▶ [SHORT PROBLEM]
Print the records below from the first line through the line containing "import matplotlib.pyplot as plt", both included, word for word.

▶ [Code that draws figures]

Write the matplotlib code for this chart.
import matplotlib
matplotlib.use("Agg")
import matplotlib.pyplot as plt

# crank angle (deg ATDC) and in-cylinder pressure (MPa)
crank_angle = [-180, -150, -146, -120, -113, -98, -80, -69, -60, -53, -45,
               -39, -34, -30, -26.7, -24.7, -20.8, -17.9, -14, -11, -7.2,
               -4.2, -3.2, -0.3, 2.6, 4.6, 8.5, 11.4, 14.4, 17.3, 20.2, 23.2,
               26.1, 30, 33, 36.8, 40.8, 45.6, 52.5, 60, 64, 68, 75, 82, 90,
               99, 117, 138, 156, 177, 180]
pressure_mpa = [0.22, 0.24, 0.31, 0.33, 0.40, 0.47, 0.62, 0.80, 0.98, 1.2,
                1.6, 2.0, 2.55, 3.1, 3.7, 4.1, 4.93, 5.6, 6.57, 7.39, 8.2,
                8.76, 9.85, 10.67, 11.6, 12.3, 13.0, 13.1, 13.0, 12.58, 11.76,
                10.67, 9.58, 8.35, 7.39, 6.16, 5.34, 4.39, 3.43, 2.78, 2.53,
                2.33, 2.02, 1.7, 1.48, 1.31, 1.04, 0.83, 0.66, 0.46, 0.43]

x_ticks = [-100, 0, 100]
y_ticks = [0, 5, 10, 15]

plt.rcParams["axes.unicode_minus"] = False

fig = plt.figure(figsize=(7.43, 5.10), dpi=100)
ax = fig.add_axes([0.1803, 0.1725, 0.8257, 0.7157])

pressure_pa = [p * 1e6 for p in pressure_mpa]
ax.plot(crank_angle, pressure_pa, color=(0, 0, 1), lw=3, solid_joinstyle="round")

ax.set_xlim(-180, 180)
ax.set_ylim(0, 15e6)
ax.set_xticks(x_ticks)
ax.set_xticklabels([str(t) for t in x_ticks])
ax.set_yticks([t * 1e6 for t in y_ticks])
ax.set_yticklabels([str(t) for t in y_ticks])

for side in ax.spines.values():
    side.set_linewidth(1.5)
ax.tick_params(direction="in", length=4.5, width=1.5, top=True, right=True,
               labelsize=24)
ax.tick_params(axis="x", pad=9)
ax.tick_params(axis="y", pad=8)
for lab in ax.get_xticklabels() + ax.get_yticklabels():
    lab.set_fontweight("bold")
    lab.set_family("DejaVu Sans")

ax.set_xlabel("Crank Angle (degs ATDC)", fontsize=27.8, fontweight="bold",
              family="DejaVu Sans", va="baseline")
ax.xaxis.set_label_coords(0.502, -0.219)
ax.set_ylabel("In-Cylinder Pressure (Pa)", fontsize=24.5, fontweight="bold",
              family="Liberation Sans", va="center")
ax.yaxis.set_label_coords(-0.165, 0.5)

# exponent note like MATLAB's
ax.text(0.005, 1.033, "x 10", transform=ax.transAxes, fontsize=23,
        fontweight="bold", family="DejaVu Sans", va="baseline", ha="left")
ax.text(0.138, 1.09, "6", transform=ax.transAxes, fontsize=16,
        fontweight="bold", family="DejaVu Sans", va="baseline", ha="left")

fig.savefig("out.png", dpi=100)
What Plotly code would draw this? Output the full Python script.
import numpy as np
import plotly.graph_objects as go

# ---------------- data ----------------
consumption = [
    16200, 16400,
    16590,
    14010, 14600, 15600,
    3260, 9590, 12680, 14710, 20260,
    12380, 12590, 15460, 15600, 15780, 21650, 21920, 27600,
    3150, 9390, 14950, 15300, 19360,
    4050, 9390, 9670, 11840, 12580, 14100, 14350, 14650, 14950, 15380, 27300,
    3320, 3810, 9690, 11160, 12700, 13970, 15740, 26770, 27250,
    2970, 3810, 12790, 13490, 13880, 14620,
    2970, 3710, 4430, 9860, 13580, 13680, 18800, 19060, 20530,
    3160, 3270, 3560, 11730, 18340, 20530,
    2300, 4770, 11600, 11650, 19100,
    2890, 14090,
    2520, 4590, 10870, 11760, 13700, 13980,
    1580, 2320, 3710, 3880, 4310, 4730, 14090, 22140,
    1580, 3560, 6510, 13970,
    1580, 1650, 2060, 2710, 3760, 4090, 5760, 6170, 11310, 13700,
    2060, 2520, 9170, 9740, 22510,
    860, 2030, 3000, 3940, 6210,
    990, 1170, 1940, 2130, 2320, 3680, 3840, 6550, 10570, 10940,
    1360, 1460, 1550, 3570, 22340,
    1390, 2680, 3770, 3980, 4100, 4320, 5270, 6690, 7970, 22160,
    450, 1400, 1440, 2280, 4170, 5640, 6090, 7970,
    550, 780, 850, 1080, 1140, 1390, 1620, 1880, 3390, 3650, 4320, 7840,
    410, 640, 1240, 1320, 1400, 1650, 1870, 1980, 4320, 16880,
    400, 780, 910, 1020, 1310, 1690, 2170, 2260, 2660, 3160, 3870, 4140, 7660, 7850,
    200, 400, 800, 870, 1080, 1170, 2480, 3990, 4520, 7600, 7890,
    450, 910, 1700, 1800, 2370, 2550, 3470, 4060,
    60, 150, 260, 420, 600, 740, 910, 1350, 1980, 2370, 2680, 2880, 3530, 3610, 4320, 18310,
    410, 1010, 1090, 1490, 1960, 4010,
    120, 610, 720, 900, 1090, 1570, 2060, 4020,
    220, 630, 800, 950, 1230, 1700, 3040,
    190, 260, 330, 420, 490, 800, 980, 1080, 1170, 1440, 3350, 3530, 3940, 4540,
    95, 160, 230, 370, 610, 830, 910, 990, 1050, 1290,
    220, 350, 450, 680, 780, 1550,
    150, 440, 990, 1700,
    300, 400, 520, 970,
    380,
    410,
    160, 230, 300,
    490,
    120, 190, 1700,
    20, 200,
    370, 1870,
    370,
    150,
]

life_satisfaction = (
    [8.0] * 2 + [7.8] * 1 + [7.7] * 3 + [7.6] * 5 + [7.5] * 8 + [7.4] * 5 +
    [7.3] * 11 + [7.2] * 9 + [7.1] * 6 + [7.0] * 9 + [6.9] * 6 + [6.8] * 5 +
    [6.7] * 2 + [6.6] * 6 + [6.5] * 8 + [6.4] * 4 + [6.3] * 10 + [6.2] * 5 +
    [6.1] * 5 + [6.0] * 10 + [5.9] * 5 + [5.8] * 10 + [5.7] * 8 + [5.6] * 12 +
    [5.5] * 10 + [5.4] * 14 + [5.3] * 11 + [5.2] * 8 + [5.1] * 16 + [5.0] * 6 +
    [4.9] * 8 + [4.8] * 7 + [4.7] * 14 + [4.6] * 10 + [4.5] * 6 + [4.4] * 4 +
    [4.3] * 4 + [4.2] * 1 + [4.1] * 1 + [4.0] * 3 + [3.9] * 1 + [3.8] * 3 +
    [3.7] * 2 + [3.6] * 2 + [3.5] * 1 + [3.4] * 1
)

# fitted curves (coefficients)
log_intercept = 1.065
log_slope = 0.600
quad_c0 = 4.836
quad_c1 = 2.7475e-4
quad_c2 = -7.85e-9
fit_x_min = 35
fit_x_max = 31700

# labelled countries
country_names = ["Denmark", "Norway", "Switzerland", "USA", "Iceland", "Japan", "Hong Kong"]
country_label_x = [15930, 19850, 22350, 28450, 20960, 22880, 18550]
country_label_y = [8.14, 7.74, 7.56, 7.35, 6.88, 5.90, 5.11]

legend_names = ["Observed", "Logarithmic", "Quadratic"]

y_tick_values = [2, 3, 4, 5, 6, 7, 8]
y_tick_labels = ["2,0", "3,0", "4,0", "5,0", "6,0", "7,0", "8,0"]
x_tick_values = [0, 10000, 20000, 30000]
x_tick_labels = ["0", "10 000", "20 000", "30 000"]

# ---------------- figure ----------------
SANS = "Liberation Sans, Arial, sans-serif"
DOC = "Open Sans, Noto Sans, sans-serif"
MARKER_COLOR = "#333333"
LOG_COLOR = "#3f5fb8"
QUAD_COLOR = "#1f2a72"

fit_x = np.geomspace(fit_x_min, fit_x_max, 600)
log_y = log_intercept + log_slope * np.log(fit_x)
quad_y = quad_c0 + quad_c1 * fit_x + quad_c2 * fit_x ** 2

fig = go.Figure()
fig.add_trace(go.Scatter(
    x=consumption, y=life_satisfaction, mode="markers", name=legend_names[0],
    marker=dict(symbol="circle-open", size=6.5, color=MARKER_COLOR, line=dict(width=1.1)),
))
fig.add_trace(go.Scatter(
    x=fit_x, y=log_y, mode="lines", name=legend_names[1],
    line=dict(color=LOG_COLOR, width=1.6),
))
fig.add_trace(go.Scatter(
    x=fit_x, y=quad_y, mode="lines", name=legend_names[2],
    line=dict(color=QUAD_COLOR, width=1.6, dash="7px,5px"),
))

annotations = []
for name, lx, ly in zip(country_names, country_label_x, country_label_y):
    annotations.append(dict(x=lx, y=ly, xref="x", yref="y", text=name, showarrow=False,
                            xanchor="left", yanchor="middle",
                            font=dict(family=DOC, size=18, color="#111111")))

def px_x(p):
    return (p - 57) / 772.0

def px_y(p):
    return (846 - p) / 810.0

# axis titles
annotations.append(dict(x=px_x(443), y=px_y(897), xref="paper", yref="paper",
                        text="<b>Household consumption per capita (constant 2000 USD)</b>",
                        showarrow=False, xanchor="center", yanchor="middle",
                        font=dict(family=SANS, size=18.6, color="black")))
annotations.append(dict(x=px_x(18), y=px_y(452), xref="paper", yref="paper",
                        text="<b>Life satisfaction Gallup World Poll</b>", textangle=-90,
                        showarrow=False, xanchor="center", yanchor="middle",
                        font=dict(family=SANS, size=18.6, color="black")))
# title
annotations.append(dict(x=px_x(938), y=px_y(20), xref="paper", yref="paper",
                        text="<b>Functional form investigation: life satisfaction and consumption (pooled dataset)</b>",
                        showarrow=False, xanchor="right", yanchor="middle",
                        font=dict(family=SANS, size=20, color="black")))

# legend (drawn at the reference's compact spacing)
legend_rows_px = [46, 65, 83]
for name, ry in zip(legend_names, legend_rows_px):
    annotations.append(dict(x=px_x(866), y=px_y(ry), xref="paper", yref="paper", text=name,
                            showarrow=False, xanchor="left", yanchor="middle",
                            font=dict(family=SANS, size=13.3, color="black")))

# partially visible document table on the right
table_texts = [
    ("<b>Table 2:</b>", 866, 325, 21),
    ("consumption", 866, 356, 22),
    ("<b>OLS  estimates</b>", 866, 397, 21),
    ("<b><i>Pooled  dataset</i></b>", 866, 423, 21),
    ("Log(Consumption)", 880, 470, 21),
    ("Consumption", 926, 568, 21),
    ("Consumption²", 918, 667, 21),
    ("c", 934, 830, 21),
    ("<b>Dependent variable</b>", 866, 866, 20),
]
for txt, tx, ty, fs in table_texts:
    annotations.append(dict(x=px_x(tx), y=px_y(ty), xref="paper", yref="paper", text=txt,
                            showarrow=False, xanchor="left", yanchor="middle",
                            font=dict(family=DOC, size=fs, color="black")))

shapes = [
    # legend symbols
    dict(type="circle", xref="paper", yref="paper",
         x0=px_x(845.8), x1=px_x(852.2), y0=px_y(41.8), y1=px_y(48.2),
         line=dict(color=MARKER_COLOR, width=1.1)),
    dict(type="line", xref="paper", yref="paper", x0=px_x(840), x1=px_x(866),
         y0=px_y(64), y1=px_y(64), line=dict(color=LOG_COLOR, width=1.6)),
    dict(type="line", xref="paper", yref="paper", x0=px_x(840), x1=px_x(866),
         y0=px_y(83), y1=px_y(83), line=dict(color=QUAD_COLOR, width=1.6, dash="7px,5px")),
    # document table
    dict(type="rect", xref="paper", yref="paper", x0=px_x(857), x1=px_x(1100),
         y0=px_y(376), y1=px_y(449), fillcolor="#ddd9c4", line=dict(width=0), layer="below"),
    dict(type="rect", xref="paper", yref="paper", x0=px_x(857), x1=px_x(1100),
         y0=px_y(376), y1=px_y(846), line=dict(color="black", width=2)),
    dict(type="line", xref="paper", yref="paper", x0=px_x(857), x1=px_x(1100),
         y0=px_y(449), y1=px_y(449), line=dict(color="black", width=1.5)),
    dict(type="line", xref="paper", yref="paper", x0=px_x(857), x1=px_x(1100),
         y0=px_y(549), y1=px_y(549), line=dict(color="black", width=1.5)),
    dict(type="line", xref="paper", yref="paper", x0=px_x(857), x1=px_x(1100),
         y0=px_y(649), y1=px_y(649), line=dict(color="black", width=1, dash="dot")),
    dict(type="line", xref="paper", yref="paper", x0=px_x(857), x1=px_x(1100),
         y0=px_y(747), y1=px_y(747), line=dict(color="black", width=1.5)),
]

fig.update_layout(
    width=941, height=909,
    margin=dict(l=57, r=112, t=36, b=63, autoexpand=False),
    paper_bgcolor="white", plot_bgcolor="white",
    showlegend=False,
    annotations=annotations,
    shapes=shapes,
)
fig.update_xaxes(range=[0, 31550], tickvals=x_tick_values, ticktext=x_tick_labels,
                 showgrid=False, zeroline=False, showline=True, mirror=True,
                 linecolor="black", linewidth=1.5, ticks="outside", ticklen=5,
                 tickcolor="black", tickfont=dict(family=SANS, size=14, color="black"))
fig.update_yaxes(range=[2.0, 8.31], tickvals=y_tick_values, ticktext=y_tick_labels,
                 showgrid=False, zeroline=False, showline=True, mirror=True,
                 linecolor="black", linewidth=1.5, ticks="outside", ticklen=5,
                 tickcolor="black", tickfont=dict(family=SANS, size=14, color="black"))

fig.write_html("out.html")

▶ [WRITTEN RESPONSE]
Write the matplotlib code for this chart.
import matplotlib
matplotlib.use("Agg")
import matplotlib.pyplot as plt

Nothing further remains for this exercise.